Sentiment Analysis in YELP reviews dataset

David Manero
22th novemeber 2015

Introduction

The target of this project is to study if the words a client of a restaurant uses in his or her review can predict the score (in stars) he or she gives to the restaurant.

  • Study the lenguage used in the reviews
  • Build a model for predict score with de sentiment analysis of the words
  • Predict a score form a review

Method

This project uses varous methods to study the reviews and the words used.
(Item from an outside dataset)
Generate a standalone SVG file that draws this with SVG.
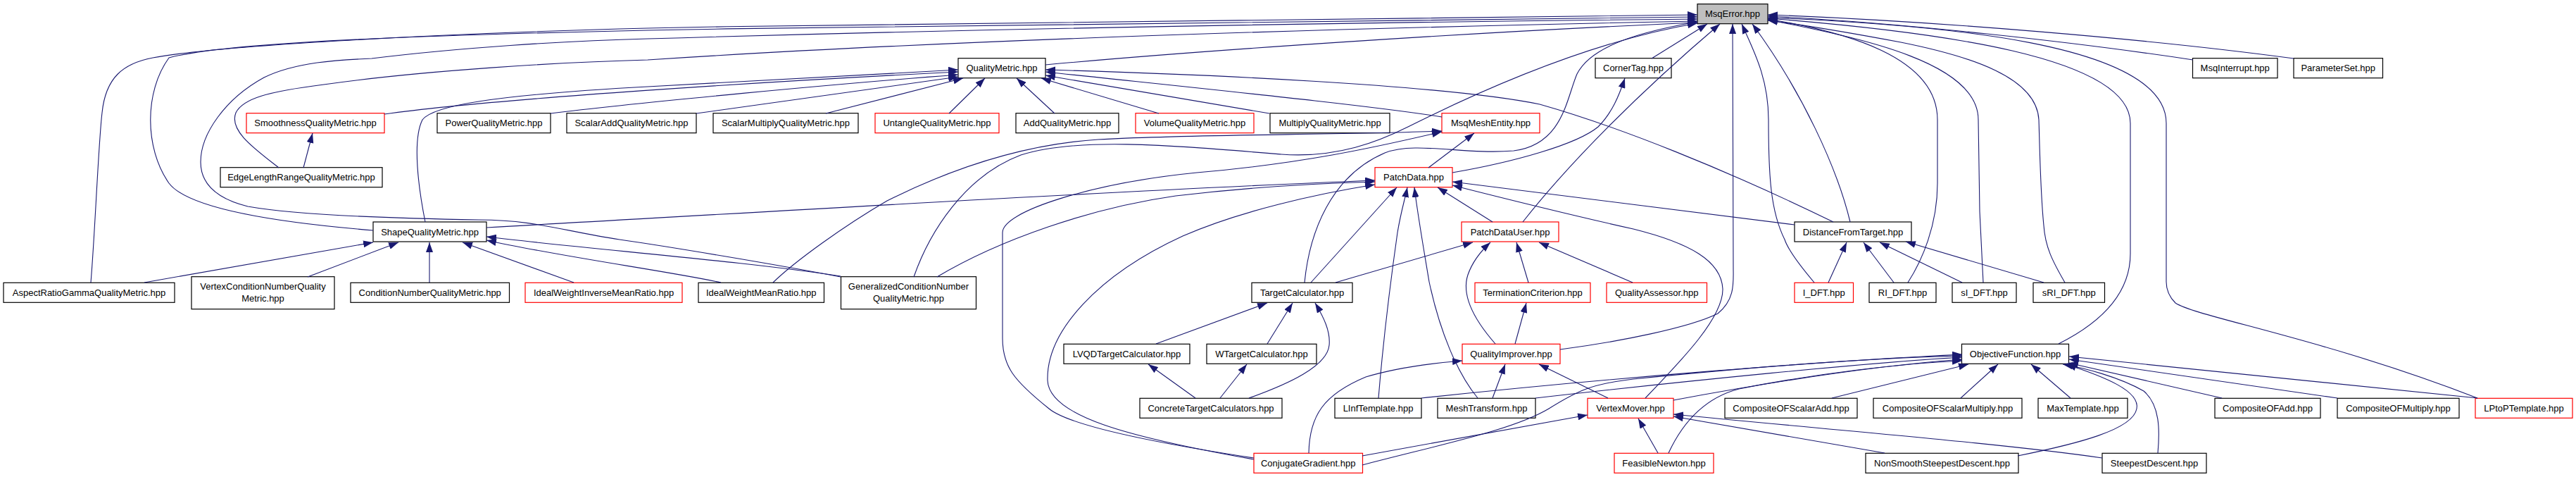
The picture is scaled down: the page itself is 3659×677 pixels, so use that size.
<svg xmlns="http://www.w3.org/2000/svg" width="3659" height="677" viewBox="0 0 3659 677">
<style>
.n rect{fill:#fff;stroke:#000;stroke-width:1.2}
.n.r rect{stroke:#ff0000}
.n.g rect{fill:#bfbfbf}
text{font-family:"Liberation Sans",Helvetica,Arial,sans-serif;font-size:13px;fill:#000;text-anchor:middle}
#edges path{fill:none;stroke:#191970;stroke-width:1.1;marker-end:url(#ah)}
</style>
<defs>
<marker id="ah" viewBox="0 0 14 10" refX="14" refY="5" markerWidth="14" markerHeight="10" markerUnits="userSpaceOnUse" orient="auto">
<path d="M0,0 L14,5 L0,10 z" fill="#191970"/>
</marker>
</defs>
<rect width="3659" height="677" fill="#fff"/>
<g id="nodes">
<g id="n0" class="n g"><rect x="2411" y="5.7" width="100" height="28"/><text x="2461" y="24.2">MsqError.hpp</text></g>
<g id="n1" class="n"><rect x="1361" y="82.7" width="124" height="28"/><text x="1423" y="101.2">QualityMetric.hpp</text></g>
<g id="n2" class="n"><rect x="2266" y="82.7" width="108" height="28"/><text x="2320" y="101.2">CornerTag.hpp</text></g>
<g id="n3" class="n"><rect x="3114.5" y="82.7" width="120.5" height="28"/><text x="3174.7" y="101.2">MsqInterrupt.hpp</text></g>
<g id="n4" class="n"><rect x="3258" y="82.7" width="126.5" height="28"/><text x="3321.2" y="101.2">ParameterSet.hpp</text></g>
<g id="n5" class="n r"><rect x="350" y="160.7" width="196" height="28"/><text x="448" y="179.2">SmoothnessQualityMetric.hpp</text></g>
<g id="n6" class="n"><rect x="621" y="160.7" width="161" height="28"/><text x="701.5" y="179.2">PowerQualityMetric.hpp</text></g>
<g id="n7" class="n"><rect x="805" y="160.7" width="184" height="28"/><text x="897" y="179.2">ScalarAddQualityMetric.hpp</text></g>
<g id="n8" class="n"><rect x="1013" y="160.7" width="206" height="28"/><text x="1116" y="179.2">ScalarMultiplyQualityMetric.hpp</text></g>
<g id="n9" class="n r"><rect x="1243" y="160.7" width="176" height="28"/><text x="1331" y="179.2">UntangleQualityMetric.hpp</text></g>
<g id="n10" class="n"><rect x="1443" y="160.7" width="146" height="28"/><text x="1516" y="179.2">AddQualityMetric.hpp</text></g>
<g id="n11" class="n r"><rect x="1613" y="160.7" width="168" height="28"/><text x="1697" y="179.2">VolumeQualityMetric.hpp</text></g>
<g id="n12" class="n"><rect x="1804" y="160.7" width="170" height="28"/><text x="1889" y="179.2">MultiplyQualityMetric.hpp</text></g>
<g id="n13" class="n r"><rect x="2048" y="160.7" width="139" height="28"/><text x="2117.5" y="179.2">MsqMeshEntity.hpp</text></g>
<g id="n14" class="n"><rect x="313" y="237.7" width="230" height="28"/><text x="428" y="256.2">EdgeLengthRangeQualityMetric.hpp</text></g>
<g id="n15" class="n r"><rect x="1953" y="237.7" width="110" height="28"/><text x="2008" y="256.2">PatchData.hpp</text></g>
<g id="n16" class="n"><rect x="530" y="315" width="161" height="28"/><text x="610.5" y="333.5">ShapeQualityMetric.hpp</text></g>
<g id="n17" class="n r"><rect x="2076" y="315" width="138" height="28"/><text x="2145" y="333.5">PatchDataUser.hpp</text></g>
<g id="n18" class="n"><rect x="2549" y="315" width="166" height="28"/><text x="2632" y="333.5">DistanceFromTarget.hpp</text></g>
<g id="n19" class="n"><rect x="5" y="401.3" width="243" height="28"/><text x="126.5" y="419.8">AspectRatioGammaQualityMetric.hpp</text></g>
<g id="n20" class="n"><rect x="272" y="392.7" width="203" height="46"/><text x="373.5" y="411.2">VertexConditionNumberQuality</text><text x="373.5" y="428">Metric.hpp</text></g>
<g id="n21" class="n"><rect x="498" y="401.3" width="225.5" height="28"/><text x="610.7" y="419.8">ConditionNumberQualityMetric.hpp</text></g>
<g id="n22" class="n r"><rect x="746" y="401.3" width="223" height="28"/><text x="857.5" y="419.8">IdealWeightInverseMeanRatio.hpp</text></g>
<g id="n23" class="n"><rect x="992" y="401.3" width="178.5" height="28"/><text x="1081.2" y="419.8">IdealWeightMeanRatio.hpp</text></g>
<g id="n24" class="n"><rect x="1194.5" y="392.7" width="192" height="46"/><text x="1290.5" y="411.2">GeneralizedConditionNumber</text><text x="1290.5" y="428">QualityMetric.hpp</text></g>
<g id="n25" class="n"><rect x="1778" y="401.3" width="143" height="28"/><text x="1849.5" y="419.8">TargetCalculator.hpp</text></g>
<g id="n26" class="n r"><rect x="2095" y="401.3" width="164" height="28"/><text x="2177" y="419.8">TerminationCriterion.hpp</text></g>
<g id="n27" class="n r"><rect x="2282" y="401.3" width="142.5" height="28"/><text x="2353.2" y="419.8">QualityAssessor.hpp</text></g>
<g id="n28" class="n r"><rect x="2549" y="401.3" width="83.5" height="28"/><text x="2590.7" y="419.8">I_DFT.hpp</text></g>
<g id="n29" class="n"><rect x="2655" y="401.3" width="95" height="28"/><text x="2702.5" y="419.8">RI_DFT.hpp</text></g>
<g id="n30" class="n"><rect x="2773" y="401.3" width="91" height="28"/><text x="2818.5" y="419.8">sI_DFT.hpp</text></g>
<g id="n31" class="n"><rect x="2888" y="401.3" width="101.5" height="28"/><text x="2938.7" y="419.8">sRI_DFT.hpp</text></g>
<g id="n32" class="n"><rect x="1511" y="488.3" width="179" height="28"/><text x="1600.5" y="506.8">LVQDTargetCalculator.hpp</text></g>
<g id="n33" class="n"><rect x="1714" y="488.3" width="156" height="28"/><text x="1792" y="506.8">WTargetCalculator.hpp</text></g>
<g id="n34" class="n r"><rect x="2077" y="488.3" width="139" height="28"/><text x="2146.5" y="506.8">QualityImprover.hpp</text></g>
<g id="n35" class="n"><rect x="2786.5" y="488.3" width="152" height="28"/><text x="2862.5" y="506.8">ObjectiveFunction.hpp</text></g>
<g id="n36" class="n"><rect x="1619" y="565.3" width="202" height="28"/><text x="1720" y="583.8">ConcreteTargetCalculators.hpp</text></g>
<g id="n37" class="n"><rect x="1896" y="565.3" width="123" height="28"/><text x="1957.5" y="583.8">LInfTemplate.hpp</text></g>
<g id="n38" class="n"><rect x="2042" y="565.3" width="139" height="28"/><text x="2111.5" y="583.8">MeshTransform.hpp</text></g>
<g id="n39" class="n r"><rect x="2255" y="565.3" width="122" height="28"/><text x="2316" y="583.8">VertexMover.hpp</text></g>
<g id="n40" class="n"><rect x="2450" y="565.3" width="188" height="28"/><text x="2544" y="583.8">CompositeOFScalarAdd.hpp</text></g>
<g id="n41" class="n"><rect x="2661" y="565.3" width="211" height="28"/><text x="2766.5" y="583.8">CompositeOFScalarMultiply.hpp</text></g>
<g id="n42" class="n"><rect x="2895" y="565.3" width="127" height="28"/><text x="2958.5" y="583.8">MaxTemplate.hpp</text></g>
<g id="n43" class="n"><rect x="3146" y="565.3" width="150" height="28"/><text x="3221" y="583.8">CompositeOFAdd.hpp</text></g>
<g id="n44" class="n"><rect x="3320" y="565.3" width="173" height="28"/><text x="3406.5" y="583.8">CompositeOFMultiply.hpp</text></g>
<g id="n45" class="n r"><rect x="3516" y="565.3" width="138" height="28"/><text x="3585" y="583.8">LPtoPTemplate.hpp</text></g>
<g id="n46" class="n r"><rect x="1781" y="643.3" width="154.5" height="28"/><text x="1858.2" y="661.8">ConjugateGradient.hpp</text></g>
<g id="n47" class="n r"><rect x="2293" y="643.3" width="141" height="28"/><text x="2363.5" y="661.8">FeasibleNewton.hpp</text></g>
<g id="n48" class="n"><rect x="2650" y="643.3" width="217" height="28"/><text x="2758.5" y="661.8">NonSmoothSteepestDescent.hpp</text></g>
<g id="n49" class="n"><rect x="2986" y="643.3" width="148" height="28"/><text x="3060" y="661.8">SteepestDescent.hpp</text></g>
</g>
<g id="edges">
<path d="M129,401 C135,330 140,200 145,160 C150,110 175,90 217,82 C300,66 600,48 920,40 C1500,28 2100,22 2411,21"/>
<path d="M530,327 C420,318 270,300 240,260 C205,210 205,130 240,82 C320,60 600,50 920,43 C1500,32 2100,25 2411,24"/>
<path d="M1194,393 C1100,375 950,350 880,340 C800,328 760,312 680,312 C560,310 420,305 352,293 C300,280 285,255 285,230 C285,190 320,140 375,110 C420,88 480,85 528,83 C650,68 800,58 920,55 C1500,38 2100,30 2411,27"/>
<path d="M396,238 C360,210 325,185 335,160 C345,140 380,130 460,120 C600,100 800,88 920,85 C1300,60 1800,42 2411,30"/>
<path d="M1485,92 C1700,72 2100,45 2411,32"/>
<path d="M1298,393 C1320,330 1370,250 1450,220 C1530,195 1650,205 1820,219 C1900,225 1960,200 2000,180 C2080,140 2250,60 2411,33"/>
<path d="M1853,401 C1860,330 1890,250 1967,217 C2010,200 2080,220 2150,214 C2220,205 2225,140 2240,105 C2260,65 2330,45 2411,31"/>
<path d="M2346,83 L2425,34"/>
<path d="M2163,315 C2230,230 2330,130 2443,34"/>
<path d="M2216,496 C2300,485 2400,465 2440,445 C2465,425 2462,400 2462,380 L2461,34"/>
<path d="M2577,401 C2555,375 2540,355 2535,340 C2515,300 2512,250 2512,170 C2512,110 2490,70 2474,34"/>
<path d="M2628,315 C2610,240 2560,130 2489,34"/>
<path d="M2710,401 C2730,370 2752,320 2752,260 L2752,170 C2752,80 2620,45 2511,27"/>
<path d="M2817,401 L2812,300 L2810,170 C2810,90 2650,55 2511,28"/>
<path d="M2933,401 C2915,370 2905,350 2903,320 C2898,270 2897,200 2896,170 C2893,110 2800,80 2700,60 C2620,45 2560,35 2511,29"/>
<path d="M2924,488 C2980,460 3026,420 3026,360 L3026,175 C3026,80 2750,45 2511,26"/>
<path d="M3519,565 C3300,480 3120,450 3090,430 C3080,420 3077,410 3077,400 L3077,175 C3077,60 2750,35 2511,25"/>
<path d="M3115,85 C2950,60 2700,32 2511,23"/>
<path d="M3258,83 C3050,55 2750,30 2511,21"/>
<path d="M546,162 C700,140 1100,115 1361,102"/>
<path d="M782,161 C900,146 1200,118 1361,106"/>
<path d="M604,315 C595,270 585,200 600,170 C615,150 700,135 920,123 C1100,113 1250,104 1361,99"/>
<path d="M989,161 L1361,109"/>
<path d="M1173,161 L1368,111"/>
<path d="M1348,161 L1399,111"/>
<path d="M1498,161 L1444,111"/>
<path d="M1646,161 L1479,111"/>
<path d="M1803,161 L1485,107"/>
<path d="M2048,166 C1950,150 1700,125 1485,102"/>
<path d="M2604,315 C2450,240 2300,180 2187,148 C2050,120 1700,105 1485,99"/>
<path d="M205,401 L530,344"/>
<path d="M437,393 L566,344"/>
<path d="M610,401 L610,344"/>
<path d="M815,401 L657,344"/>
<path d="M1024,401 C950,385 800,365 691,341"/>
<path d="M1194,392 C1050,370 850,355 691,336"/>
<path d="M431,238 L444,189"/>
<path d="M2029,238 L2094,189"/>
<path d="M1098,401 C1130,370 1200,320 1260,285 C1350,240 1450,205 1560,198 C1700,190 1900,192 2048,186"/>
<path d="M1781,650 C1650,630 1520,605 1490,580 C1440,540 1424,520 1424,480 L1424,330 C1424,300 1550,260 1700,245 C1850,232 1950,210 2048,187"/>
<path d="M691,323 C1100,300 1600,270 1953,256"/>
<path d="M1331,393 C1420,340 1550,295 1670,278 C1780,265 1880,260 1953,258"/>
<path d="M1781,652 C1600,620 1490,590 1488,540 C1486,470 1560,390 1680,335 C1760,300 1870,275 1953,262"/>
<path d="M1862,401 L1984,266"/>
<path d="M1958,565 C1965,480 1975,400 1985,330 C1990,300 1995,285 1999,266"/>
<path d="M2099,565 C2070,530 2045,470 2030,400 C2020,340 2013,300 2009,266"/>
<path d="M2120,315 L2042,266"/>
<path d="M2549,319 L2063,258"/>
<path d="M2337,565 C2390,510 2448,450 2447,410 C2445,370 2400,345 2320,325 C2230,305 2130,280 2063,263"/>
<path d="M2063,245 C2150,230 2240,205 2270,180 C2290,160 2300,135 2308,111"/>
<path d="M1897,401 L2092,344"/>
<path d="M2124,488 C2095,455 2075,420 2085,390 C2092,370 2105,355 2117,344"/>
<path d="M2171,401 L2154,344"/>
<path d="M2319,401 L2186,344"/>
<path d="M2152,488 L2168,430"/>
<path d="M2597,401 L2623,344"/>
<path d="M2690,401 L2647,344"/>
<path d="M2787,401 L2670,344"/>
<path d="M2903,401 L2707,343"/>
<path d="M1642,488 L1800,430"/>
<path d="M1800,488 L1836,430"/>
<path d="M1774,565 C1830,545 1885,520 1888,490 C1890,470 1880,450 1868,430"/>
<path d="M1698,565 L1631,517"/>
<path d="M1733,565 L1771,517"/>
<path d="M2120,565 L2138,517"/>
<path d="M2284,565 L2186,517"/>
<path d="M1859,643 C1860,590 1880,560 1940,535 C1990,520 2040,515 2077,512"/>
<path d="M1935,647 L2255,589"/>
<path d="M2355,643 L2327,594"/>
<path d="M2677,643 L2377,591"/>
<path d="M2986,650 C2850,630 2600,610 2377,588"/>
<path d="M2019,565 C2300,535 2600,512 2787,503"/>
<path d="M2181,565 C2400,540 2650,515 2787,507"/>
<path d="M1935,660 C2050,630 2150,610 2200,580 C2240,555 2260,545 2320,538 C2500,520 2650,508 2787,505"/>
<path d="M2377,568 C2500,545 2650,520 2787,510"/>
<path d="M2370,643 C2390,600 2420,565 2470,552 C2580,530 2700,516 2787,512"/>
<path d="M2602,565 L2796,517"/>
<path d="M2785,565 L2838,517"/>
<path d="M2941,565 L2885,517"/>
<path d="M3156,565 L2938,515"/>
<path d="M3320,565 L2939,510"/>
<path d="M3519,565 L2939,506"/>
<path d="M2866,647 C2950,630 3030,610 3035,580 C3040,555 2990,535 2935,517"/>
<path d="M3065,643 C3068,610 3068,575 3045,555 C3010,535 2960,522 2930,517"/>
</g>
</svg>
  1. Subset the reviews by the score done (number of stars).
  2. Study the most frequently used words in each category (number of stars).
  3. Make a dictionary using the words more positive and negative.
  4. Study several prediction methods to get the more accured for this case.
  5. Build a predictive algorithm to guest the score of a new review.

Results

The best algorith founded for the prediction is Random Forest.

The model studied are:

  • Generalized Linear Model (“glm”). Accuracy= 0.72
  • Random Forest (“rf”). Accuracy= 0.87
  • Linear Model (“lm”). Accuracy= 0.73

Discussion

In this study, the use of the word frequency analysis must be used with care, because the most frequently words are common in positive and negative scores, so it must be counted only the unique words (Our bestword analysis).

The study of differents algorithms for the prediction could be done with more models, but the huge of the dataset made it impossible for my computer.

Anyway, the accurance of the final model selected is more than enough.